LAS VEGAS (KLAS) — Requiring employees at Nevada colleges and universities to get the COVID-19 vaccine — that is the big decision on the table this week, but it is causing some controversy.
The Nevada System of Higher Education (NSHE) Board of Regents meets on Thursday, Sept. 30 to vote on the mandate. The Board of Regents’ decision would affect campuses such as UNLV.
8 News Now spoke to some UNLV employees, who wanted to remain anonymous, who are against the potential COVID-19 vaccine mandate for all NSHE employees.
They say they are not “anti-vaxxers” — they just want the right to choose.
“I’m really upset about it all,” said S, an anonymous UNLV employee. “I think it goes against our rights of bodily autonomy, medical freedom.”
The policy (enclosed below) would require employees to be fully vaccinated by Dec. 1.
According to documents obtained by 8 News Now, “Failure of an employee to comply with the Employee COVID-19 Vaccine Requirement constitutes cause for termination of employment.” Some are willing to take that step.
“The idea of being fired is astonishing to me, but I’ll tell you right now, I’ll do it. I’ll do it to fight for the people,” anonymous employee S said.
Medical or religious exemptions will be considered. Employees would need to fill out forms with all the proper information in order to make that happen. But some say they should not even need to ask to get an exemption.
“I don’t want somebody telling me you have to do this or you’re going to lose your job. I’ve worked for UNLV for over 20 years,” said M, another anonymous UNLV employee.
The latest data from NSHE shows that as of September 20, the COVID-19 vaccination rate of all NSHE employees is 77.2%. That means around 1 in 5 NSHE employees is unvaccinated. Some other employees say if everyone got the COVID-19 vaccine, they would feel safer.
“I chose to get it because I believe in the science and the technology that’s behind it,” said Jason Wasden, Executive Director of Government Affairs at UNLV.

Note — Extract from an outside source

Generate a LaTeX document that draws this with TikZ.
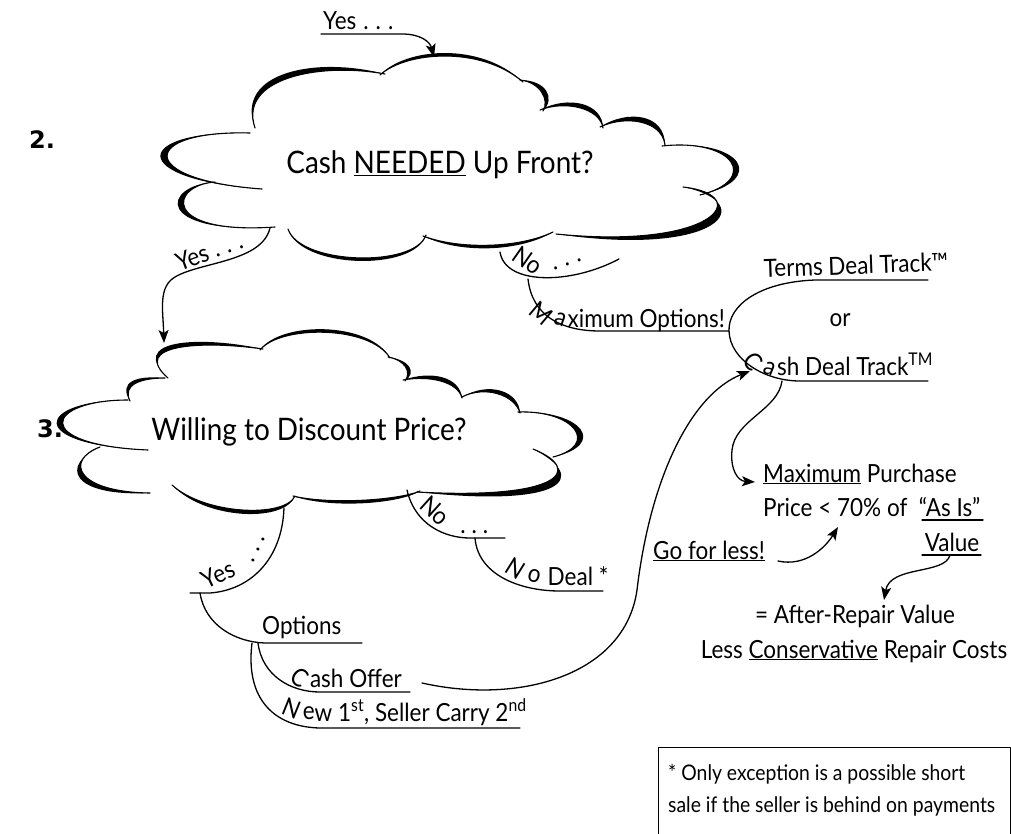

Heather Addition, Chair of the UNLV Film Department, added, “I personally do support vaccination mandates, but I also think they’re good for the university and good for the community.”
Still, those against a mandate want there to be an alternative.
“Maybe new hires. Build it as a new policy,” anonymous employee S said.
Again, the NSHE Board of Regents meets Thursday, Sept. 30 for final approval of the employee vaccine mandate.
If it goes through, employees who do not comply will get the first write-up on October 15, a second write-up on November 1, and a notice of termination on December 1.